Eppure, io trovo che la prima parola di codesto libro è un conciossiacosachè, parola che di certo non fu mai usata parlando; e trovo che il cavalier Lionardo Salviati, volendo fare il maggiore degli elogi al medesimo libro, dice che in esso, “cosa che appena par da credere, l’Autore la moderna legatura delle parole, ed il moderno suono, mentre continuo l’aveva nell’orecchie, si potette dimenticare.„ 1

Quindi, accanto a quella usata dal Casa, e da essa più o meno diversa per vocaboli e per costrutti, c’era un’altra lingua italiana, cioè la parlata.

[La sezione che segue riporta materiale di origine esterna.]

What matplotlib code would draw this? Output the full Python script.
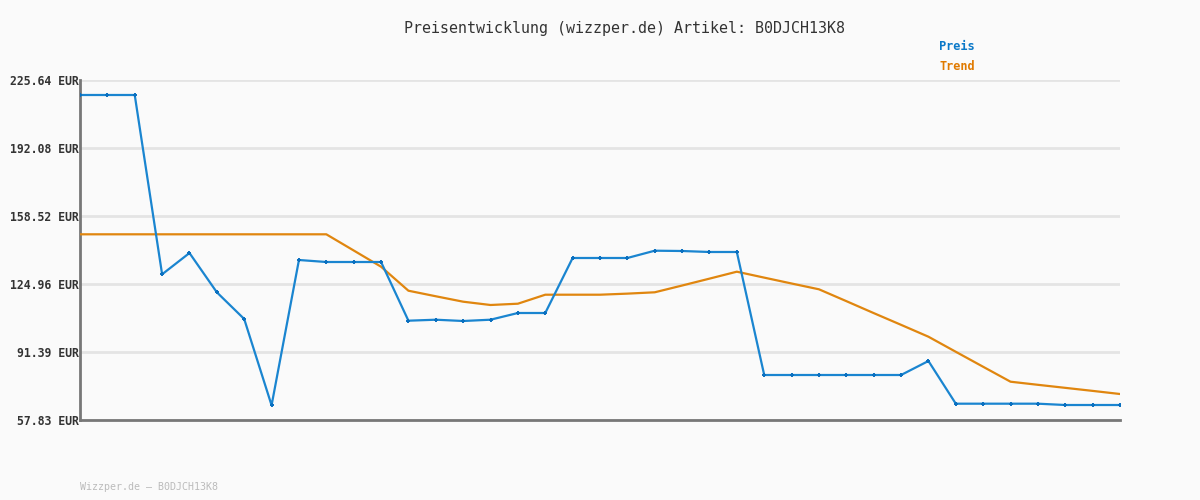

Di quale, dunque, di queste due lingue dovrò io raccontare l’origine?

Della parlata, soprattutto, — mi par di sentirmi rispondere. E sta bene.

Ma, parlata, dove? È chiaro che la lingua parlata, a cui il Salviati contrappone la scritta del Casa, è la fiorentina, o tutt’al più la toscana. Ma perchè dovrei io restringermi a discorrere della sola parlata fiorentina o toscana, se quelle di Torino, di Venezia, di Genova, di Bologna, di Roma, di Napoli, di Palermo, e via dicendo, hanno tutte in fondo la medesima origine? Non sarebbe questo un piantar male la questione, di maniera che tutto il ragionamento ne rimarrebbe poi, più o meno, viziato?

  1. Salviati, Degli avvertimenti della lingua sopra il Decamerone; Venezia, 1584; vol. I, lib. II, pag. 94.